Starting Young Horses

What specific ground work should be confirmed before anyone other than the primary trainer rides a young horse?

A young horse that is being started by a professional trainer but will eventually be ridden by its owner or another rider needs to meet specific training standards before that transition is safe, and defining those standards in advance prevents the premature transitions that are a leading cause of setbacks in young horse training. Clinton Anderson's minimum standard before a second rider mounts a young horse is specific and measurable: the horse must halt immediately from any gait when the one-rein stop is applied, walk and trot softly in both directions maintaining its gait without constant driving or restraining, disengage its hindquarters from a rein cue from both sides immediately and softly, and stand quietly at the mounting block while being mounted with no restlessness or stepping away.

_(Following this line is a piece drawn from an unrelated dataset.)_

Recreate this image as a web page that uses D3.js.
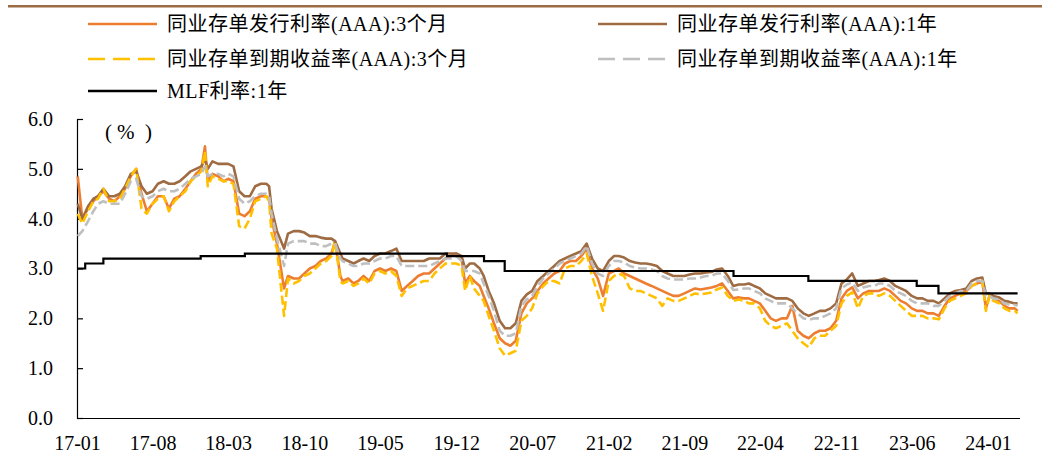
<!DOCTYPE html>
<html>
<head>
<meta charset="utf-8">
<script src="https://cdn.jsdelivr.net/npm/d3@7"></script>
<style>
  body { margin: 0; background: #fff; }
  svg { display: block; }
  text { font-family: "Liberation Serif", "Times New Roman", "Noto Sans CJK SC", serif; fill: #000; }
</style>
</head>
<body>
<svg id="chart" width="1042" height="461"></svg>
<script>
// Observation dates (semi-monthly, plus a few turning points)
const dates = [
  "2017-01-03","2017-01-16","2017-02-01","2017-02-16","2017-03-01","2017-03-16","2017-04-01","2017-04-16",
  "2017-05-01","2017-05-16","2017-06-01","2017-06-16","2017-07-01","2017-07-16","2017-08-01","2017-08-16",
  "2017-09-01","2017-09-16","2017-10-01","2017-10-16","2017-11-01","2017-11-16","2017-12-01","2017-12-16","2017-12-26",
  "2018-01-03","2018-01-16","2018-02-01","2018-02-16","2018-03-01","2018-03-16","2018-04-01","2018-04-16",
  "2018-05-01","2018-05-16","2018-06-01","2018-06-16","2018-06-24","2018-07-01","2018-07-16","2018-08-05","2018-08-16",
  "2018-09-01","2018-09-16","2018-10-01","2018-10-16","2018-11-01","2018-11-16","2018-12-01","2018-12-16","2018-12-26",
  "2019-01-10","2019-01-16","2019-02-01","2019-02-16","2019-03-01","2019-03-16","2019-04-01","2019-04-16",
  "2019-05-01","2019-05-16","2019-06-01","2019-06-16","2019-07-01","2019-07-16","2019-08-01","2019-08-16",
  "2019-09-01","2019-09-16","2019-10-01","2019-10-16","2019-11-01","2019-11-16","2019-12-01","2019-12-16","2019-12-26",
  "2020-01-08","2020-01-20","2020-02-05","2020-02-16","2020-03-01","2020-03-16","2020-04-01","2020-04-16",
  "2020-05-01","2020-05-16","2020-06-01","2020-06-16","2020-07-01","2020-07-16","2020-08-01","2020-08-16",
  "2020-09-01","2020-09-16","2020-10-01","2020-10-16","2020-11-01","2020-11-16","2020-12-01","2020-12-16",
  "2021-01-01","2021-01-16","2021-02-01","2021-02-16","2021-03-01","2021-03-16","2021-04-01","2021-04-16",
  "2021-05-01","2021-05-16","2021-06-01","2021-06-16","2021-07-01","2021-07-16","2021-08-01","2021-08-16",
  "2021-09-01","2021-09-16","2021-10-01","2021-10-16","2021-11-01","2021-11-16","2021-12-01","2021-12-16",
  "2022-01-01","2022-01-16","2022-02-01","2022-02-16","2022-03-01","2022-03-16","2022-04-01","2022-04-16",
  "2022-05-01","2022-05-16","2022-06-01","2022-06-16","2022-07-01","2022-07-16","2022-08-01","2022-08-16",
  "2022-09-01","2022-09-16","2022-10-01","2022-10-16","2022-11-01","2022-11-16","2022-12-01","2022-12-16",
  "2023-01-01","2023-01-16","2023-02-01","2023-02-16","2023-03-01","2023-03-16","2023-04-01","2023-04-16",
  "2023-05-01","2023-05-16","2023-06-01","2023-06-16","2023-07-01","2023-07-16","2023-08-01","2023-08-16",
  "2023-09-01","2023-09-16","2023-10-01","2023-10-16","2023-11-01","2023-11-16","2023-12-01","2023-12-16","2023-12-26",
  "2024-01-05","2024-01-16","2024-02-01","2024-02-16","2024-03-01","2024-03-16","2024-03-24"
];

// 同业存单发行利率(AAA):3个月
const issue3m = [
  4.85,4.00,4.20,4.35,4.45,4.55,4.40,4.35, 4.45,4.60,4.85,5.00,4.50,4.15,4.30,4.45,
  4.45,4.20,4.40,4.45,4.60,4.75,4.90,5.00,5.45,
  4.75,4.90,4.85,4.75,4.80,4.75,4.10,4.05, 4.15,4.40,4.45,4.45,4.40,4.00,3.50,2.60,2.85,
  2.80,2.80,2.90,3.00,3.05,3.15,3.20,3.30,3.55,
  2.85,2.75,2.80,2.70,2.75,2.85,2.75,2.95, 3.00,2.95,3.00,2.95,2.55,2.65,2.75,2.85,
  2.90,2.90,3.00,3.10,3.20,3.25,3.30,3.20,2.70,
  2.85,2.75,2.65,2.45,2.20,1.90,1.60,1.50, 1.45,1.55,2.10,2.30,2.40,2.55,2.70,2.80,
  2.90,2.95,3.10,3.15,3.15,3.25,3.40,3.00,
  2.80,2.45,2.90,2.95,3.00,2.90,2.85,2.80, 2.75,2.70,2.65,2.60,2.55,2.50,2.45,2.45,
  2.50,2.55,2.60,2.58,2.60,2.62,2.65,2.70,
  2.55,2.40,2.42,2.40,2.40,2.35,2.30,2.15, 2.00,1.95,2.00,2.00,2.25,1.75,1.65,1.60,
  1.70,1.75,1.75,1.80,1.95,2.40,2.55,2.62,
  2.40,2.50,2.55,2.55,2.55,2.60,2.55,2.45, 2.35,2.30,2.20,2.15,2.15,2.10,2.10,2.05,
  2.25,2.40,2.45,2.50,2.55,2.65,2.70,2.75,2.20,
  2.45,2.40,2.35,2.25,2.20,2.20,2.15
];

// 同业存单发行利率(AAA):1年
const issue1y = [
  4.30,4.00,4.25,4.40,4.45,4.60,4.45,4.45, 4.50,4.65,4.90,4.95,4.65,4.50,4.55,4.70,
  4.75,4.70,4.70,4.75,4.85,4.95,5.00,5.05,5.20,
  5.00,5.15,5.10,5.10,5.10,5.05,4.55,4.45, 4.45,4.65,4.70,4.70,4.65,4.20,3.75,3.40,3.70,
  3.75,3.75,3.72,3.65,3.65,3.62,3.60,3.60,3.55,
  3.30,3.20,3.15,3.10,3.15,3.20,3.15,3.25, 3.30,3.30,3.35,3.40,3.15,3.15,3.15,3.15,
  3.15,3.20,3.20,3.20,3.30,3.30,3.30,3.25,3.00,
  3.10,3.10,3.00,2.85,2.55,2.30,1.95,1.80, 1.80,1.90,2.35,2.48,2.55,2.75,2.85,2.95,
  3.05,3.15,3.20,3.25,3.30,3.35,3.50,3.20,
  3.00,2.95,3.15,3.25,3.25,3.22,3.15,3.12, 3.10,3.10,3.08,3.05,2.95,2.90,2.85,2.85,
  2.85,2.88,2.90,2.90,2.92,2.93,2.98,3.00,
  2.85,2.65,2.68,2.68,2.70,2.65,2.60,2.50, 2.45,2.40,2.40,2.40,2.35,2.20,2.10,2.05,
  2.10,2.15,2.15,2.20,2.30,2.70,2.78,2.90,
  2.65,2.70,2.75,2.75,2.77,2.80,2.75,2.65, 2.60,2.55,2.45,2.40,2.40,2.35,2.35,2.30,
  2.40,2.50,2.55,2.57,2.60,2.75,2.80,2.82,2.50,
  2.50,2.45,2.42,2.35,2.33,2.30,2.30
];

// 同业存单到期收益率(AAA):3个月
const ytm3m = [
  4.10,3.90,4.15,4.35,4.40,4.60,4.35,4.35, 4.40,4.60,4.85,5.00,4.20,4.10,4.30,4.40,
  4.45,4.15,4.35,4.45,4.55,4.75,4.85,4.95,5.35,
  4.65,4.85,4.80,4.75,4.75,4.70,3.85,3.80, 4.00,4.35,4.40,4.45,4.35,3.70,3.40,2.05,2.80,
  2.70,2.75,2.85,2.90,3.00,3.10,3.15,3.25,3.55,
  2.75,2.70,2.75,2.65,2.70,2.80,2.70,2.90, 2.95,2.90,2.95,2.85,2.45,2.60,2.65,2.70,
  2.75,2.75,2.90,3.00,3.10,3.10,3.10,3.05,2.55,
  2.85,2.60,2.45,2.35,2.05,1.75,1.40,1.25, 1.30,1.35,1.95,2.05,2.20,2.50,2.65,2.75,
  2.75,2.70,3.00,3.05,3.05,3.15,3.30,2.85,
  2.50,2.15,2.75,2.85,2.90,2.85,2.60,2.55, 2.55,2.50,2.45,2.40,2.25,2.40,2.35,2.35,
  2.40,2.45,2.50,2.48,2.50,2.52,2.58,2.62,
  2.45,2.35,2.38,2.35,2.30,2.30,2.20,1.95, 1.85,1.80,1.85,1.90,1.75,1.60,1.50,1.42,
  1.60,1.65,1.65,1.75,1.85,2.30,2.45,2.52,
  2.20,2.45,2.50,2.50,2.45,2.50,2.45,2.35, 2.25,2.15,2.05,2.05,2.05,2.00,2.00,1.98,
  2.20,2.35,2.40,2.45,2.50,2.65,2.70,2.75,2.15,
  2.45,2.35,2.30,2.20,2.15,2.15,2.10
];

// 同业存单到期收益率(AAA):1年
const ytm1y = [
  3.65,3.75,3.95,4.15,4.30,4.35,4.30,4.30, 4.30,4.50,4.75,4.80,4.45,4.40,4.45,4.55,
  4.60,4.55,4.55,4.60,4.70,4.80,4.85,4.90,5.05,
  4.85,4.90,4.90,4.85,4.90,4.85,4.40,4.30, 4.35,4.45,4.50,4.50,4.45,4.10,3.60,3.05,3.50,
  3.55,3.55,3.55,3.50,3.50,3.45,3.45,3.50,3.50,
  3.20,3.15,3.10,3.05,3.05,3.10,3.10,3.15, 3.20,3.20,3.25,3.25,3.05,3.05,3.05,3.05,
  3.05,3.05,3.10,3.15,3.20,3.20,3.25,3.15,2.95,
  2.95,2.95,2.90,2.70,2.45,2.15,1.75,1.65, 1.65,1.70,2.25,2.38,2.45,2.65,2.80,2.90,
  3.00,3.10,3.15,3.20,3.25,3.30,3.45,3.10,
  2.90,2.85,3.05,3.15,3.15,3.12,3.05,3.02, 3.00,3.00,2.98,2.95,2.85,2.80,2.78,2.78,
  2.78,2.80,2.80,2.82,2.85,2.85,2.90,2.90,
  2.75,2.57,2.58,2.60,2.60,2.55,2.50,2.40, 2.35,2.30,2.30,2.30,2.20,2.10,2.00,1.97,
  2.00,2.00,2.05,2.10,2.20,2.60,2.68,2.72,
  2.55,2.62,2.65,2.65,2.70,2.70,2.65,2.55, 2.50,2.45,2.35,2.30,2.30,2.30,2.25,2.25,
  2.35,2.45,2.50,2.55,2.55,2.70,2.75,2.75,2.45,
  2.45,2.40,2.38,2.30,2.28,2.27,2.25
];

// MLF利率:1年 (rate effective from each date)
const mlfDates = ["2017-01-03","2017-01-24","2017-03-16","2017-12-14","2018-04-17","2019-11-05",
                  "2020-02-17","2020-04-15","2022-01-17","2022-08-15","2023-06-15","2023-08-15","2024-03-24"];
const mlfRates = [3.00, 3.10, 3.20, 3.25, 3.30, 3.25, 3.15, 2.95, 2.85, 2.75, 2.65, 2.50, 2.50];

const xTickLabels = ["17-01","17-08","18-03","18-10","19-05","19-12","20-07","21-02","21-09","22-04","22-11","23-06","24-01"];
const yTicks = [0, 1, 2, 3, 4, 5, 6];

const seriesNames = ["同业存单发行利率(AAA):3个月", "同业存单发行利率(AAA):1年",
                     "同业存单到期收益率(AAA):3个月", "同业存单到期收益率(AAA):1年", "MLF利率:1年"];
const seriesColors = ["#ED7D31", "#9E6B42", "#FFC000", "#BFBFBF", "#000000"];

const parseDay = d3.timeParse("%Y-%m-%d");
const parseTick = d3.timeParse("%y-%m");

const svg = d3.select("#chart");

// decorative rule across the top
svg.append("rect").attr("x", 8).attr("y", 5).attr("width", 1034).attr("height", 2.5).attr("fill", "#9B6B43");

const x = d3.scaleTime()
  .domain([parseTick("17-01"), parseTick("24-01")])
  .range([77, 988]);
const y = d3.scaleLinear().domain([0, 6]).range([418, 119]);

// y axis: inward ticks, labels on the left
const yAxis = svg.append("g")
  .attr("transform", "translate(77,0)")
  .call(d3.axisLeft(y).tickValues(yTicks).tickFormat(d3.format(".1f"))
    .tickSizeInner(-6).tickSizeOuter(0).tickPadding(24));
yAxis.selectAll("text").style("font-size", "20px");
yAxis.selectAll("line,path").attr("stroke", "#000").attr("stroke-width", 1.2);

// x axis: plain baseline, no tick marks
const xAxis = svg.append("g")
  .attr("transform", "translate(0,418)")
  .call(d3.axisBottom(x).tickValues(xTickLabels.map(parseTick))
    .tickFormat(d3.timeFormat("%y-%m")).tickSize(0).tickPadding(18));
xAxis.select(".domain").remove();
xAxis.selectAll("text").style("font-size", "20px");
svg.append("line").attr("x1", 77).attr("x2", 1020).attr("y1", 418.5).attr("y2", 418.5)
  .attr("stroke", "#000").attr("stroke-width", 1.2);

// unit label, drawn as spaced glyphs
[["(", 105], ["%", 117], [")", 145]].forEach(([ch, ux]) => {
  svg.append("text").attr("x", ux).attr("y", 139).style("font-size", "21px").text(ch);
});

// data series
const ts = dates.map(parseDay);
const line = d3.line().x(d => x(d[0])).y(d => y(d[1]));
const seriesData = [issue3m, issue1y, ytm3m, ytm1y];
const seriesDash = [null, null, "9,4", "9,4"];

seriesData.forEach((vals, i) => {
  svg.append("path")
    .datum(ts.map((t, k) => [t, vals[k]]))
    .attr("fill", "none")
    .attr("stroke", seriesColors[i])
    .attr("stroke-width", 2.6)
    .attr("stroke-linejoin", "round")
    .attr("stroke-dasharray", seriesDash[i])
    .attr("d", line);
});

const mlfLine = d3.line().curve(d3.curveStepAfter).x(d => x(d[0])).y(d => y(d[1]));
svg.append("path")
  .datum(mlfDates.map((d, k) => [parseDay(d), mlfRates[k]]))
  .attr("fill", "none").attr("stroke", "#000").attr("stroke-width", 2.2)
  .attr("d", mlfLine);

// legend
const legendPos = [[88, 24], [598, 24], [88, 59], [598, 59], [88, 91]];
const legendDash = [null, null, "17,8", "17,8", null];
seriesNames.forEach((name, i) => {
  const [lx, ly] = legendPos[i];
  svg.append("line").attr("x1", lx).attr("x2", lx + 69).attr("y1", ly).attr("y2", ly)
    .attr("stroke", seriesColors[i]).attr("stroke-width", 2.6)
    .attr("stroke-dasharray", legendDash[i]);
  svg.append("text").attr("x", lx + 79).attr("y", ly).attr("dy", "0.35em")
    .style("font-size", "20px").style("letter-spacing", "0.5px").text(name);
});
</script>
</body>
</html>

Beyond these technical standards, Anderson evaluates the horse's overall emotional state and consistency. A young horse that meets the technical standards on its best days but shows significant variation — reliable on quiet days, resistant or reactive on fresh days — has not genuinely confirmed its training. The horse that will be safe for a second rider needs to be consistent across varying conditions, not just consistent when circumstances favor it. The second rider's skill level matters as much as the horse's training level. Anderson teaches that a horse trained to a certain standard needs a rider whose skill level can maintain that standard rather than inadvertently undermining it. A horse trained to stop off the seat and voice should be ridden by someone who can use those aids correctly, not someone who will default to pulling with both reins and teach the horse that rein pulling is the stop cue. Parelli's Levels system provides a useful framework for this transition: a horse at Level 2 in his program has confirmed the basic bidirectional communication and safety tools that make it appropriate for a competent but not highly experienced rider. A horse at Level 1 needs a more experienced rider who can continue the development without regression.